▶ _Prompt_
All of the material below is to be restated word for word, apart from the pictures.
********
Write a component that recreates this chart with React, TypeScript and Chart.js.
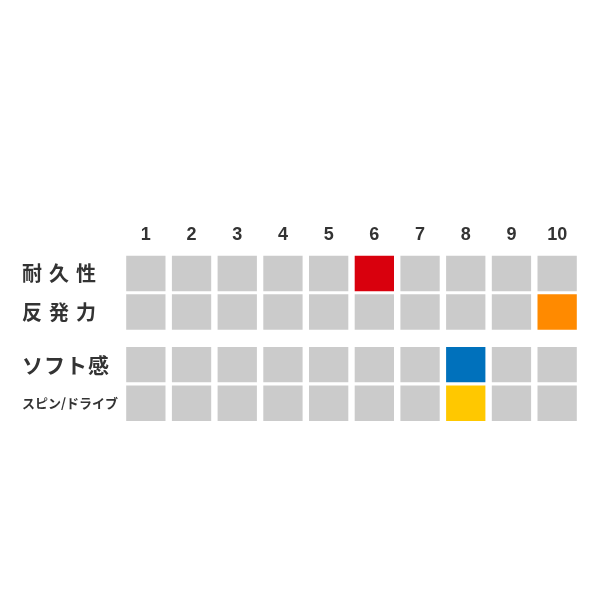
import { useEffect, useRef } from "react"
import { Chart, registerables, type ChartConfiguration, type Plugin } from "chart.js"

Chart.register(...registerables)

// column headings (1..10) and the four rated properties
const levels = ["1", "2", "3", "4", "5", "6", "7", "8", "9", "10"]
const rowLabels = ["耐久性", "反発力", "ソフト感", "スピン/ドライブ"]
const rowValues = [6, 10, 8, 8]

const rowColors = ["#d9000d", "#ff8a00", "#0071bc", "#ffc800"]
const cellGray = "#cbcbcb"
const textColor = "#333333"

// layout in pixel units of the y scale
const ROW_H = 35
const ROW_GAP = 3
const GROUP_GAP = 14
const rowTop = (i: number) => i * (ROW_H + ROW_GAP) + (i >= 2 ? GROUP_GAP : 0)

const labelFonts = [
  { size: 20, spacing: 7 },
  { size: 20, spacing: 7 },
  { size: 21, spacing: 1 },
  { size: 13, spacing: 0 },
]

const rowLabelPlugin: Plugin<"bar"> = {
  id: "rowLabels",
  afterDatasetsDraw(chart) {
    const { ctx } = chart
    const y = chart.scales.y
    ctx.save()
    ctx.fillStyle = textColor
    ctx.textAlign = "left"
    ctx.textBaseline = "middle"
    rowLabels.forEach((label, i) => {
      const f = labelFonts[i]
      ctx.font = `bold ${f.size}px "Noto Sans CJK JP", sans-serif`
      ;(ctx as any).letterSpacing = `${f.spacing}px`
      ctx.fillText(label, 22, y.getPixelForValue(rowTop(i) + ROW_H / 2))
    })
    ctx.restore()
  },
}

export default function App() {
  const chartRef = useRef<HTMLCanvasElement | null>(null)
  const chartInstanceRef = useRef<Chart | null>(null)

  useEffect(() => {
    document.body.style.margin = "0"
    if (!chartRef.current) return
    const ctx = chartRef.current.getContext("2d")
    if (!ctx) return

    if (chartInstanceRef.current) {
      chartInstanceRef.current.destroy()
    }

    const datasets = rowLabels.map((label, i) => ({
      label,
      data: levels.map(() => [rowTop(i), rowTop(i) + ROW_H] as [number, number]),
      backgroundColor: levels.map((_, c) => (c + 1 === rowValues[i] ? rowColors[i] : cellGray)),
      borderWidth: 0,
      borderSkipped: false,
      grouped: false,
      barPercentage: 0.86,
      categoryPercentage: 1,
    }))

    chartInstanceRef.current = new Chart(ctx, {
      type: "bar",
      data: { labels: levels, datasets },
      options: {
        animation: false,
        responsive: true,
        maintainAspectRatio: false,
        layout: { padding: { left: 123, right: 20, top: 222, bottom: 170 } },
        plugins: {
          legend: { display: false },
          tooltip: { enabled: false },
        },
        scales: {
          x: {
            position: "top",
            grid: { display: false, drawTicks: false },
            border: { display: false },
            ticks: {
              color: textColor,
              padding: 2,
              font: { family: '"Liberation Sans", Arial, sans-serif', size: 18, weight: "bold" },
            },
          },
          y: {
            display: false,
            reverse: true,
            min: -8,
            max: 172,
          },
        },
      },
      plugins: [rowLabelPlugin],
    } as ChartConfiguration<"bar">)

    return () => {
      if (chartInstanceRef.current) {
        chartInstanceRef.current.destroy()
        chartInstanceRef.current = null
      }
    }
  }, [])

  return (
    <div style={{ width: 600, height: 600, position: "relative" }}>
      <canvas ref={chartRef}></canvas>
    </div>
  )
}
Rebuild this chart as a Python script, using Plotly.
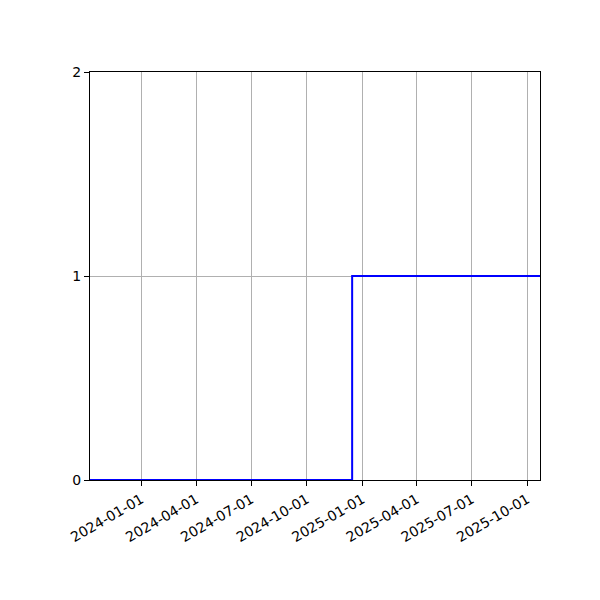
********
▶ _Full response_
Write a component that recreates this chart with React, TypeScript and Chart.js.
import { useEffect, useRef } from "react"
import { Chart, registerables, type ChartConfiguration, type Plugin } from "chart.js"

Chart.register(...registerables)

// column headings (1..10) and the four rated properties
const levels = ["1", "2", "3", "4", "5", "6", "7", "8", "9", "10"]
const rowLabels = ["耐久性", "反発力", "ソフト感", "スピン/ドライブ"]
const rowValues = [6, 10, 8, 8]

const rowColors = ["#d9000d", "#ff8a00", "#0071bc", "#ffc800"]
const cellGray = "#cbcbcb"
const textColor = "#333333"

// layout in pixel units of the y scale
const ROW_H = 35
const ROW_GAP = 3
const GROUP_GAP = 14
const rowTop = (i: number) => i * (ROW_H + ROW_GAP) + (i >= 2 ? GROUP_GAP : 0)

const labelFonts = [
  { size: 20, spacing: 7 },
  { size: 20, spacing: 7 },
  { size: 21, spacing: 1 },
  { size: 13, spacing: 0 },
]

const rowLabelPlugin: Plugin<"bar"> = {
  id: "rowLabels",
  afterDatasetsDraw(chart) {
    const { ctx } = chart
    const y = chart.scales.y
    ctx.save()
    ctx.fillStyle = textColor
    ctx.textAlign = "left"
    ctx.textBaseline = "middle"
    rowLabels.forEach((label, i) => {
      const f = labelFonts[i]
      ctx.font = `bold ${f.size}px "Noto Sans CJK JP", sans-serif`
      ;(ctx as any).letterSpacing = `${f.spacing}px`
      ctx.fillText(label, 22, y.getPixelForValue(rowTop(i) + ROW_H / 2))
    })
    ctx.restore()
  },
}

export default function App() {
  const chartRef = useRef<HTMLCanvasElement | null>(null)
  const chartInstanceRef = useRef<Chart | null>(null)

  useEffect(() => {
    document.body.style.margin = "0"
    if (!chartRef.current) return
    const ctx = chartRef.current.getContext("2d")
    if (!ctx) return

    if (chartInstanceRef.current) {
      chartInstanceRef.current.destroy()
    }

    const datasets = rowLabels.map((label, i) => ({
      label,
      data: levels.map(() => [rowTop(i), rowTop(i) + ROW_H] as [number, number]),
      backgroundColor: levels.map((_, c) => (c + 1 === rowValues[i] ? rowColors[i] : cellGray)),
      borderWidth: 0,
      borderSkipped: false,
      grouped: false,
      barPercentage: 0.86,
      categoryPercentage: 1,
    }))

    chartInstanceRef.current = new Chart(ctx, {
      type: "bar",
      data: { labels: levels, datasets },
      options: {
        animation: false,
        responsive: true,
        maintainAspectRatio: false,
        layout: { padding: { left: 123, right: 20, top: 222, bottom: 170 } },
        plugins: {
          legend: { display: false },
          tooltip: { enabled: false },
        },
        scales: {
          x: {
            position: "top",
            grid: { display: false, drawTicks: false },
            border: { display: false },
            ticks: {
              color: textColor,
              padding: 2,
              font: { family: '"Liberation Sans", Arial, sans-serif', size: 18, weight: "bold" },
            },
          },
          y: {
            display: false,
            reverse: true,
            min: -8,
            max: 172,
          },
        },
      },
      plugins: [rowLabelPlugin],
    } as ChartConfiguration<"bar">)

    return () => {
      if (chartInstanceRef.current) {
        chartInstanceRef.current.destroy()
        chartInstanceRef.current = null
      }
    }
  }, [])

  return (
    <div style={{ width: 600, height: 600, position: "relative" }}>
      <canvas ref={chartRef}></canvas>
    </div>
  )
}
Rebuild this chart as a Python script, using Plotly.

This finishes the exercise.